When looking at just the major bank, CBA’s total mortgage book (excluding subsidiary Bankwest) grew to $439 billion by June 2021, having funded $66 billion of new lending in the first six months of 2021. 

This was $20 billion more than it funded in the same period last year.

However, the results show that while mortgage lending was up, the proportion of broker-introduced loans had fallen.

According to CBA, brokers wrote just 39 per cent of CBA’s new mortgages – down from 42 per cent as at June 2020. As such, 61 per cent came from the direct channel.

Overall, brokers continue to be responsible for around 46 per cent of all loans on CBA’s books (or 41 per cent when excluding Bankwest). 

CBA increasing investment in broker channel

A spokesperson for the bank told The Adviser that while the percentage of broker loans decreased relative to the broader portfolio, there had still been a “strong flow into the channel”.

“Year-on-year, we have seen a 30 per cent increase in fundings via the broker channel,” the spokesperson said.

“We are also continuing to increase our investment in the channel, including a 25 per cent increase in FTEs (full-time employees) supporting the broker channel.”

Adam Croucher, CBA general manager for third party banking, recently told The Adviser that the bank has hired around 450 additional staff to help process mortgages more efficiently, as it revamps its third-party strategy.

Reflecting on broker flows, CBA chief executive Matt Comyn said to The Adviser that there has been in-flows variation over the last five to 10 years, with the bank pulling above in some periods.

“That’s often because... some of the service levels were not good at some of our competitors, which enabled us to originate a high proportion of mortgages through the broker channel,” Mr Comyn told The Adviser.

“The broker channel is and will always continue to be a very important and relevant channel. The team has done a great job and has been very focused on working closely with brokers and also continuing to make sure that the past service times and speed to decision have been very consistent and strong during the course of the year.”

Brokers have reported, however, that the bank’s turnarounds had been blowing out over the course of the year.

For example, the bank’s time to initial credit decision had blown out to a peak of 17 business days in January 2021, and the major bank revealed to the House of Representatives standing committee on economics last month that the average time to unconditional approval via brokers was hovering around 16 days during the March quarter.
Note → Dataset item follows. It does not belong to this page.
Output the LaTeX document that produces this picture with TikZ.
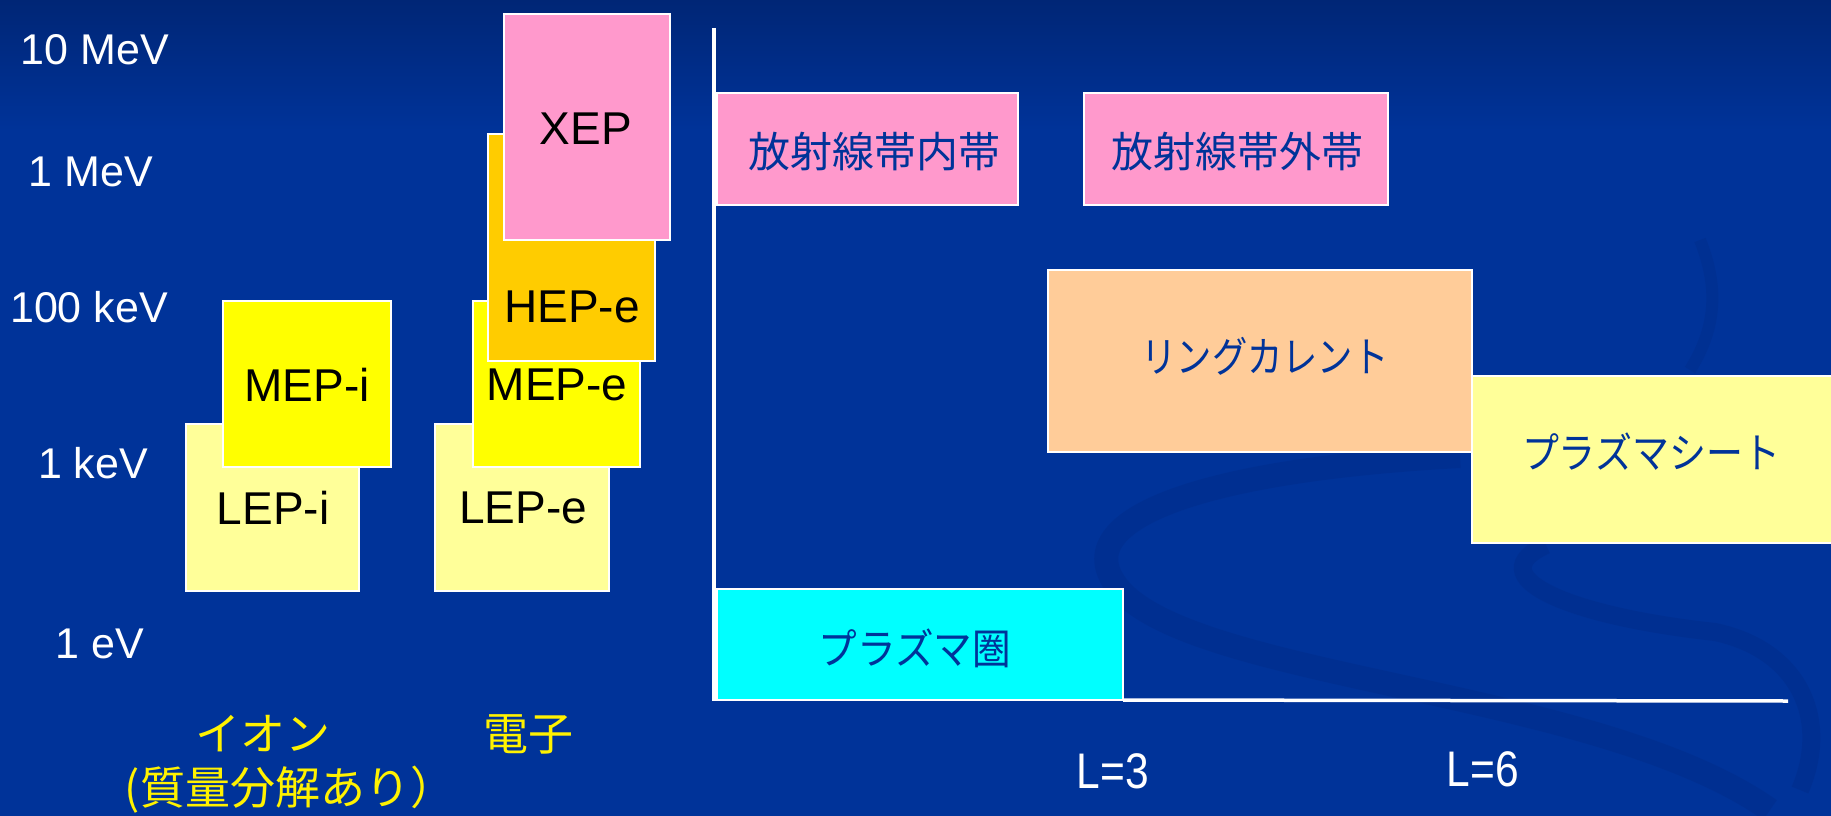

However, the bank has been gradually improving its turnarounds, with the time to initial credit decision sitting at 9.1 days in June 2021, according to the most recent Broker Pulse survey, its fastest time since July 2020.
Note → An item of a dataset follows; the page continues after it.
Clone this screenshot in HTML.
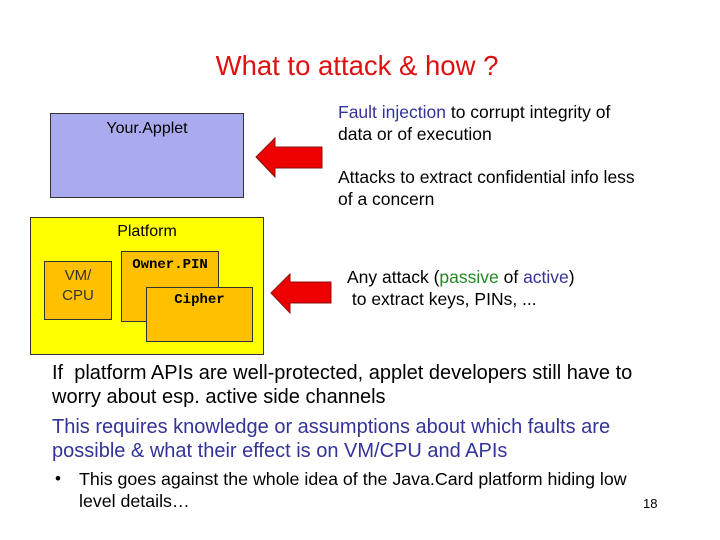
<!DOCTYPE html>
<html><head><style>
body{margin:0;width:720px;height:540px;background:#fff;position:relative;font-family:"Liberation Sans",sans-serif;overflow:hidden}
.a{position:absolute;white-space:nowrap}
.box{position:absolute;border:1px solid #333;box-sizing:border-box}
.b{color:#333399}.g{color:#228822}
.mono{font-family:"Liberation Mono",monospace;font-weight:bold;font-size:14px}
</style></head><body>
<div class="a" style="left:0;width:714px;text-align:center;top:50px;font-size:27.5px;color:#dd1111">What to attack &amp; how ?</div>
<div class="box" style="left:50px;top:113px;width:194px;height:85px;background:#aaaaee"></div>
<div class="a" style="left:50px;width:194px;text-align:center;top:120px;font-size:16px">Your.Applet</div>
<div class="box" style="left:30px;top:217px;width:234px;height:138px;background:#ffff00"></div>
<div class="a" style="left:30px;width:234px;text-align:center;top:223px;font-size:16px">Platform</div>
<div class="box" style="left:44px;top:261px;width:68px;height:59px;background:#ffc000"></div>
<div class="a" style="left:44px;width:68px;text-align:center;top:266px;font-size:15px;color:#333;line-height:20px">VM/<br>CPU</div>
<div class="box" style="left:121px;top:251px;width:98px;height:71px;background:#ffc000"></div>
<div class="a mono" style="left:121px;width:98px;text-align:center;top:257px">Owner.PIN</div>
<div class="box" style="left:146px;top:287px;width:107px;height:55px;background:#ffc000"></div>
<div class="a mono" style="left:146px;width:107px;text-align:center;top:292px">Cipher</div>
<svg class="a" style="left:0;top:0" width="720" height="540">
<polygon points="256,157 275,138 275,147 322,147 322,168 275,168 275,177" fill="#ee0000" stroke="#881111" stroke-width="1"/>
<polygon points="271,293 290,274 290,282 331,282 331,303 290,303 290,313" fill="#ee0000" stroke="#881111" stroke-width="1"/>
</svg>
<div class="a" style="left:338px;top:101px;font-size:17.5px;line-height:22px"><span class="b">Fault injection</span> to corrupt integrity of<br>data or of execution</div>
<div class="a" style="left:338px;top:166px;font-size:17.5px;line-height:22px">Attacks to extract confidential info less<br>of a concern</div>
<div class="a" style="left:347px;top:266px;font-size:17.5px;line-height:22px">Any attack (<span class="g">passive</span> of <span class="b">active</span>)<br>&nbsp;to extract keys, PINs, ...</div>
<div class="a" style="left:52px;top:361px;font-size:20px;line-height:24px">If &nbsp;platform APIs are well-protected, applet developers still have to<br>worry about esp. active side channels</div>
<div class="a b" style="left:52px;top:415px;font-size:20px;line-height:24px">This requires knowledge or assumptions about which faults are<br>possible &amp; what their effect is on VM/CPU and APIs</div>
<div class="a" style="left:55px;top:469px;font-size:17px">•</div>
<div class="a" style="left:79px;top:468px;font-size:17.8px;line-height:22px">This goes against the whole idea of the Java.Card platform hiding low<br>level details…</div>
<div class="a" style="left:643px;top:496px;font-size:13px">18</div>
</body></html>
Indeed, in its financial results, the big four bank highlighted that 85 per cent of “simple” broker loans were decisioned within two days, while the same proportion of proprietary loans were decisioned within 24 hours.
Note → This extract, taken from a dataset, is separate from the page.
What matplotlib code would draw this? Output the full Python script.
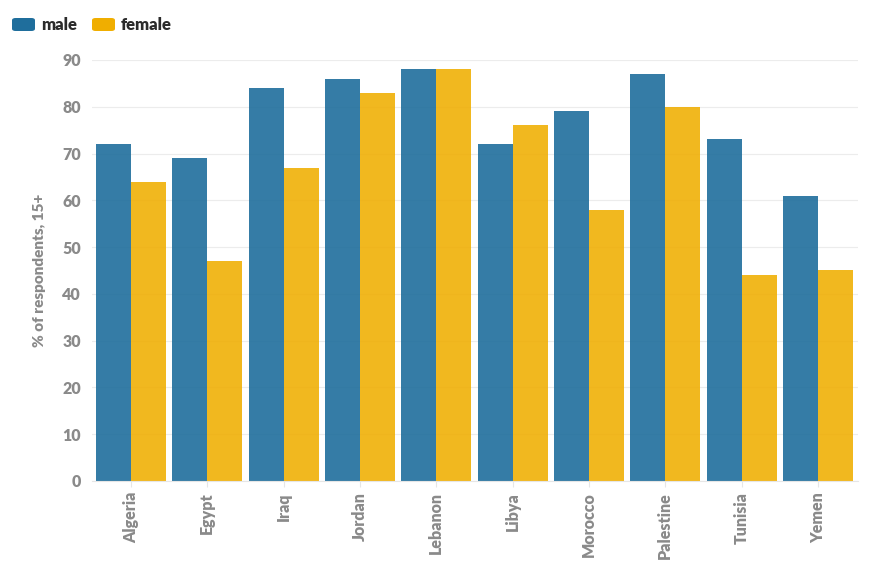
import matplotlib
matplotlib.use('Agg')
import matplotlib.pyplot as plt
from matplotlib.patches import FancyBboxPatch
import numpy as np

countries = ['Algeria', 'Egypt', 'Iraq', 'Jordan', 'Lebanon', 'Libya',
             'Morocco', 'Palestine', 'Tunisia', 'Yemen']
male = [72, 69, 84, 86, 88, 72, 79, 87, 73, 61]
female = [64, 47, 67, 83, 88, 76, 58, 80, 44, 45]

plt.rcParams['font.family'] = ['Lato', 'DejaVu Sans']

c_male = '#1f6e9c'
c_female = '#f0ae00'
grey = '#8a8a8a'

fig = plt.figure(figsize=(8.79, 5.75), dpi=100)
ax = fig.add_axes([0.1047, 0.1635, 0.871, 0.7322])

x = np.arange(len(countries))
w = 0.458
ax.bar(x - w / 2, male, width=w, color=c_male, alpha=0.9, linewidth=0)
ax.bar(x + w / 2, female, width=w, color=c_female, alpha=0.88, linewidth=0)

ax.set_xlim(-0.51, 9.52)
ax.set_ylim(0, 90)
ax.set_yticks(range(0, 91, 10))
ax.grid(axis='y', color='#ececec', linewidth=0.8)
ax.set_axisbelow(True)
for s in ['top', 'right', 'left']:
    ax.spines[s].set_visible(False)
ax.spines['bottom'].set_color('#e6e6e6')
ax.tick_params(axis='y', length=0, pad=8, labelsize=11.5, labelcolor=grey)
ax.tick_params(axis='x', length=4, color='#e6e6e6', pad=4, labelsize=11.5, labelcolor=grey)
ax.set_xticks(x)
ax.set_xticklabels(countries, rotation=90, fontweight='heavy')
for lbl in ax.get_yticklabels():
    lbl.set_fontweight('heavy')
ax.set_ylabel('% of respondents, 15+', fontsize=11, color=grey, fontweight='heavy', labelpad=12)

# legend
for lab, col, x0 in [('male', c_male, 12), ('female', c_female, 92)]:
    p = FancyBboxPatch((x0 / 879, 1 - 31 / 575), 23 / 879, 13 / 575,
                       boxstyle='round,pad=0,rounding_size=0.004',
                       transform=fig.transFigure, color=col, linewidth=0)
    fig.patches.append(p)
    fig.text((x0 + 29) / 879, 1 - 24.5 / 575, lab, fontsize=12, fontweight='heavy',
             color='#2b2b2b', va='center', ha='left')

fig.savefig('out.png', dpi=100)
As well as updating its accreditation process and tiered servicing model last month as part of its new broker strategy, the big four bank has said that it has also been “chipping away at everything that [it] possibly can” over the past 10 months to improve its offering for brokers.

Speaking to The Adviser last month, CBA’s general manager, third party banking, Adam Croucher, said: “[W]e’ve been able to gear up to get to where we want to be, and we want to see growth, and continued growth, in the channel.”

Meanwhile, the bank has flagged an upcoming direct-to-consumer digital mortgage offering, Unloan, backed by its x15 venture capital arm, expected to roll out later in the year.

The business will be the second digital property-buying venture under x15, following Home-In, which is marketed as a digital assistant for the purchase process.